Creation, Too

People don’t have anything against evolution.  But they all want us to teach creationism, too.

I don’t get out much.  But this past weekend I was able to attend a summer cook-out with some interesting people.  One of the guests was a school principal.[*]

Now, in the best of times, my social skills aren’t much.  But this past weekend, I was worse than usual.  This poor guy wanted to have a few beers by the pool, eat a burger, watch the kids swim, and wonder if the guacamole had been sitting out in the sun too long.

Once I found out he was a school principal, however, I couldn’t help myself.

I awkwardly steered the conversation toward the issues of conservatism and schooling.  This guy runs a high school in a semi-rural area of New England.  I was itching to know if he fielded lots of complaints or disagreements about the content of the curriculum, the style of teaching, etc.  Did they argue about sex ed?  Prayer?  Evolution?

When I asked him if he ever heard complaints from parents about the teaching of evolution, he offered an intriguing comment.  “No,” he said, desperately looking over my shoulder to see if someone could rescue him from this conversation.  “People don’t have anything against evolution.”

Rats, I thought.  I felt sure a rural school high school, even in the liberal heartland of New England, would field some anti-evolution pressure.  I was hoping to hear about it from the ground level.

“But,” the principal continued, “they all want us to teach creationism, too.”


For this well-educated, experienced educator, the desire to teach creationism in science classes did not, on first blush, count as opposition to evolution.  Rather, he considered the desire to include creationism as an obvious and eternal part of public opinion.

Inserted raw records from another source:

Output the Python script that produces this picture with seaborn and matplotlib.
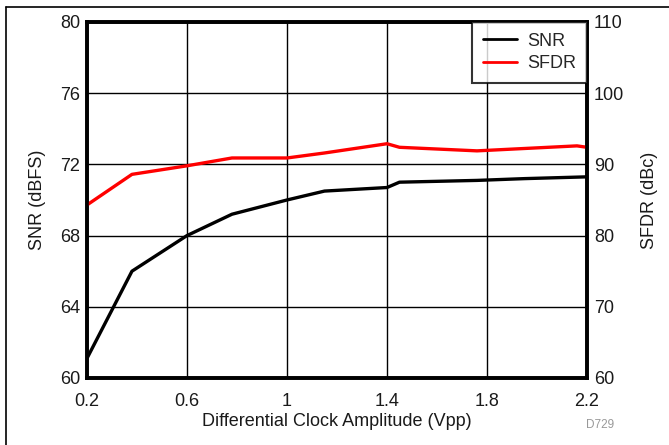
import matplotlib
matplotlib.use("Agg")
import matplotlib.pyplot as plt
from matplotlib.lines import Line2D
import seaborn as sns
import pandas as pd

# Measured performance vs. differential clock amplitude
snr_amp = [0.2, 0.38, 0.6, 0.78, 1.0, 1.15, 1.40, 1.45, 1.76, 1.95, 2.2]
snr_dbfs = [61.1, 66.0, 68.0, 69.2, 70.0, 70.5, 70.7, 71.0, 71.1, 71.2, 71.3]

sfdr_amp = [0.2, 0.38, 0.6, 0.78, 1.0, 1.15, 1.40, 1.45, 1.76, 2.16, 2.2]
sfdr_dbc = [84.3, 88.6, 89.8, 90.9, 90.9, 91.6, 92.9, 92.4, 91.9, 92.6, 92.4]

x_ticks = [0.2, 0.6, 1.0, 1.4, 1.8, 2.2]
snr_ticks = [60, 64, 68, 72, 76, 80]
sfdr_ticks = [60, 70, 80, 90, 100, 110]

sns.set_theme(style="white")
plt.rcParams["font.family"] = ["Liberation Sans", "DejaVu Sans"]

snr_df = pd.DataFrame({"amp": snr_amp, "val": snr_dbfs})
sfdr_df = pd.DataFrame({"amp": sfdr_amp, "val": sfdr_dbc})

fig = plt.figure(figsize=(6.69, 4.45), dpi=100)
ax = fig.add_axes([0.130, 0.1506, 0.7474, 0.80])
ax2 = ax.twinx()

sns.lineplot(data=snr_df, x="amp", y="val", ax=ax, color="black", lw=2.4,
             label="SNR", legend=False)
sns.lineplot(data=sfdr_df, x="amp", y="val", ax=ax2, color="#ff0000", lw=2.4,
             label="SFDR", legend=False)

ax.set_xlim(0.2, 2.2)
ax.set_ylim(60, 80)
ax2.set_ylim(60, 110)
ax.set_xticks(x_ticks)
ax.set_xticklabels([f"{v:g}" for v in x_ticks])
ax.set_yticks(snr_ticks)
ax2.set_yticks(sfdr_ticks)

ax.grid(True, color="black", lw=1.0)
ax.set_axisbelow(True)
ax2.grid(False)

fs = 13
for a in (ax, ax2):
    for s in a.spines.values():
        s.set_color("black")
        s.set_linewidth(2.6)
    a.tick_params(labelsize=fs, colors="#1a1a1a", length=0, pad=5)
ax.tick_params(axis="x", pad=11)

ax.set_xlabel("Differential Clock Amplitude (Vpp)", fontsize=fs, color="#1a1a1a", labelpad=2)
ax.set_ylabel("SNR (dBFS)", fontsize=fs, color="#1a1a1a", labelpad=10)
ax2.set_ylabel("SFDR (dBc)", fontsize=fs, color="#1a1a1a", labelpad=12)

handles = [Line2D([], [], color="black", lw=2.0), Line2D([], [], color="#ff0000", lw=2.0)]
leg = ax2.legend(handles, ["SNR", "SFDR"], loc="upper right", fontsize=fs,
                 frameon=True, fancybox=False, borderaxespad=0.0,
                 handlelength=1.9, handletextpad=0.55, borderpad=0.6,
                 labelspacing=0.3)
leg.get_frame().set_edgecolor("black")
leg.get_frame().set_linewidth(1.5)

fig.text(0.897, 0.038, "D729", fontsize=8.5, color="#999999", ha="center")

# page frame lines
fig.add_artist(Line2D([0.009, 1.0], [0.984, 0.984], color="black", lw=1.2,
                      transform=fig.transFigure))
fig.add_artist(Line2D([0.009, 0.009], [0.0, 0.984], color="black", lw=1.2,
                      transform=fig.transFigure))

fig.savefig("out.png", dpi=100)
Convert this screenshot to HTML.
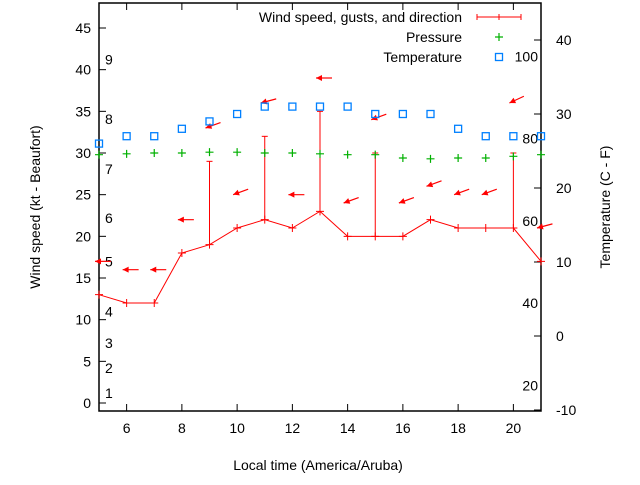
<!DOCTYPE html>
<html><head><meta charset="utf-8"><style>
body{margin:0;background:#fff}
svg{font-family:"Liberation Sans",sans-serif;font-size:14px}
</style></head><body>
<svg id="c" width="640" height="480" viewBox="0 0 640 480" xmlns="http://www.w3.org/2000/svg">
<g id="g"></g>
</svg>
<script>
const hours=[5,6,7,8,9,10,11,12,13,14,15,16,17,18,19,20,21];
const windSpeed=[13,12,12,18,19,21,22,21,23,20,20,20,22,21,21,21,17];
const gustHours=[9,11,13,15,20];
const gustValues=[29,32,35,30,30];
const arrowY=[17,16,16,22,33,25,36,25,39,24,34,24,26,25,25,36,21];
const windDir=[90,90,90,90,70,70,75,90,90,70,70,70,70,70,70,65,75];
const pressure=[29.8,29.9,30,30,30.1,30.1,30,30,29.9,29.8,29.8,29.4,29.3,29.4,29.4,29.6,29.8];
const tempC=[26,27,27,28,29,30,31,31,31,31,30,30,30,28,27,27,27];
const xTicks=[6,8,10,12,14,16,18,20];
const yTicks=[0,5,10,15,20,25,30,35,40,45];
const y2Ticks=[-10,0,10,20,30,40];
const beaufortLabels=["1","2","3","4","5","6","7","8","9"];
const beaufortKt=[1.2,4.2,7.2,11,17,22.2,28.1,34.1,41.2];
const fLabels=[20,40,60,80,100];

const L=99,R=541,T=3,B=411;
const X=h=>L+(h-5)/(21-5)*(R-L);
const Y=v=>403-v*(375/45);
const Y2=c=>336-c*7.4;
const g=document.getElementById('g');
const NS='http://www.w3.org/2000/svg';
function el(tag,attrs,parent){const e=document.createElementNS(NS,tag);for(const k in attrs)e.setAttribute(k,attrs[k]);(parent||g).appendChild(e);return e;}
function txt(s,x,y,anchor,name,extra){const t=el('text',Object.assign({x:x,y:y,'text-anchor':anchor||'middle'},extra||{}));t.textContent=s;return t;}

let f=el('rect',{x:L,y:T,width:R-L,height:B-T,fill:'none',stroke:'#000','stroke-width':1.5});

xTicks.forEach(h=>{
  el('line',{x1:X(h),x2:X(h),y1:B,y2:B-7,stroke:'#000'});
  el('line',{x1:X(h),x2:X(h),y1:T,y2:T+7,stroke:'#000'});
  txt(String(h),X(h),B+22,'middle','x-tick-label');
});
yTicks.forEach(v=>{
  el('line',{x1:L,x2:L+7,y1:Y(v),y2:Y(v),stroke:'#000'});
  txt(String(v),91,Y(v)+5,'end','y-tick-label');
});
y2Ticks.forEach(c=>{
  el('line',{x1:R,x2:R-7,y1:Y2(c),y2:Y2(c),stroke:'#000'});
  txt(String(c),556,Y2(c)+5,'start','y2-tick-label');
});
beaufortLabels.forEach((s,i)=>txt(s,105,Y(beaufortKt[i])+5,'start','beaufort-label'));
fLabels.forEach(F=>txt(String(F),538,Y2((F-32)*5/9)+5,'end','fahrenheit-label'));

txt('Wind speed (kt - Beaufort)',40,207,'middle','y-axis-title',{transform:'rotate(-90 40 207)'});
txt('Temperature (C - F)',610,207,'middle','y2-axis-title',{transform:'rotate(-90 610 207)'});
txt('Local time (America/Aruba)',318,470,'middle','x-axis-title');

gustHours.forEach((h,i)=>{
  const hi=hours.indexOf(h);
  const l=el('line',{x1:X(h),x2:X(h),y1:Y(windSpeed[hi]),y2:Y(gustValues[i]),stroke:'#f00'});
  
  el('line',{x1:X(h)-3,x2:X(h)+3,y1:Y(gustValues[i]),y2:Y(gustValues[i]),stroke:'#f00'});
});
const wl=el('polyline',{points:hours.map((h,i)=>X(h)+','+Y(windSpeed[i])).join(' '),fill:'none',stroke:'#f00'});

hours.forEach((h,i)=>{
  el('path',{d:`M${X(h)-4},${Y(windSpeed[i])}h8M${X(h)},${Y(windSpeed[i])-4}v8`,stroke:'#f00'});
});
hours.forEach((h,i)=>{
  const a=(windDir[i]-90)*Math.PI/180;
  const x0=X(h)-4,y0=Y(arrowY[i]);
  const x1=x0+16*Math.cos(a),y1=y0+16*Math.sin(a);
  const grp=el('g',{});
  
  
  el('line',{x1:x0,y1:y0,x2:x1,y2:y1,stroke:'#f00','stroke-width':1.2},grp);
  const ax=Math.cos(a),ay=Math.sin(a);
  el('polygon',{points:`${x0},${y0} ${x0+6*ax-3*ay},${y0+6*ay+3*ax} ${x0+6*ax+3*ay},${y0+6*ay-3*ax}`,fill:'#f00'},grp);
});
hours.forEach((h,i)=>{
  const p=el('path',{d:`M${X(h)-4},${Y(pressure[i])}h8M${X(h)},${Y(pressure[i])-4}v8`,stroke:'#00b000','stroke-width':1.2});
  
});
hours.forEach((h,i)=>{
  const r=el('rect',{x:X(h)-3.5,y:Y2(tempC[i])-3.5,width:7,height:7,fill:'none',stroke:'#0080ff','stroke-width':1.3});
  
});
txt('Wind speed, gusts, and direction',462,22,'end','legend-wind-label');
el('path',{d:'M477,17H521M477,14v6M521,14v6M499,14v6',stroke:'#f00'});
txt('Pressure',462,42,'end','legend-pressure-label');
el('path',{d:'M495,37h8M499,33v8',stroke:'#00b000','stroke-width':1.2});
txt('Temperature',462,62,'end','legend-temperature-label');
el('rect',{x:495.5,y:53.5,width:7,height:7,fill:'none',stroke:'#0080ff','stroke-width':1.3});
</script>
</body></html>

How did he handle it?  He did not seem too concerned.

“We try to keep everyone happy,” he said, before he mumbled something about his kid drowning and scurried away.

This principal’s experience fits with the national-level perspective.  According to poll data, large majorities of Americans would like to have both evolution and creationism taught in public-school science classes.

As the experience of my new friend demonstrates, the idea of teaching both is often seen as uncontroversial.

Of course, this is in stark contrast with Official Policy, as seen in court decisions such as Edwards v. Aguillard (1987) and Kitzmiller v. Dover (2005).  In 1987, the US Supreme Court decided that teaching creationism alongside evolution counted as unconstitutional government support for religion.  They also ruled, however, that scientific alternatives to evolution could be part of public-school lessons if it were done for purely secular reasons.  In Kitzmiller, Judge Jones decided that intelligent-design advocates had not made the case that intelligent design was taught for secular reasons.

Such decisions, however, in practice amount to a hill of beans.  As political scientists Michael Berkman and Eric Plutzer have argued, teachers teach what they want.  If they work in an area that supports creationism, they will tend to include creationism in their classes, or creation-friendly ideas.

My conversation this weekend gave me one small example of the ways this reaches beyond teachers’ decisions.  My principal friend did not consider it controversial to include creationism alongside evolution, despite the fact that such things have been ruled unconstitutional.  He knew what would work in his district.  He knew what would work in his school.  And in his corner of the world of public education, that meant including creationism alongside evolution.


[*] In the US, a principal is the administrator in charge with running a school.  He or she makes hiring decisions and is supposed to implement state and district policy.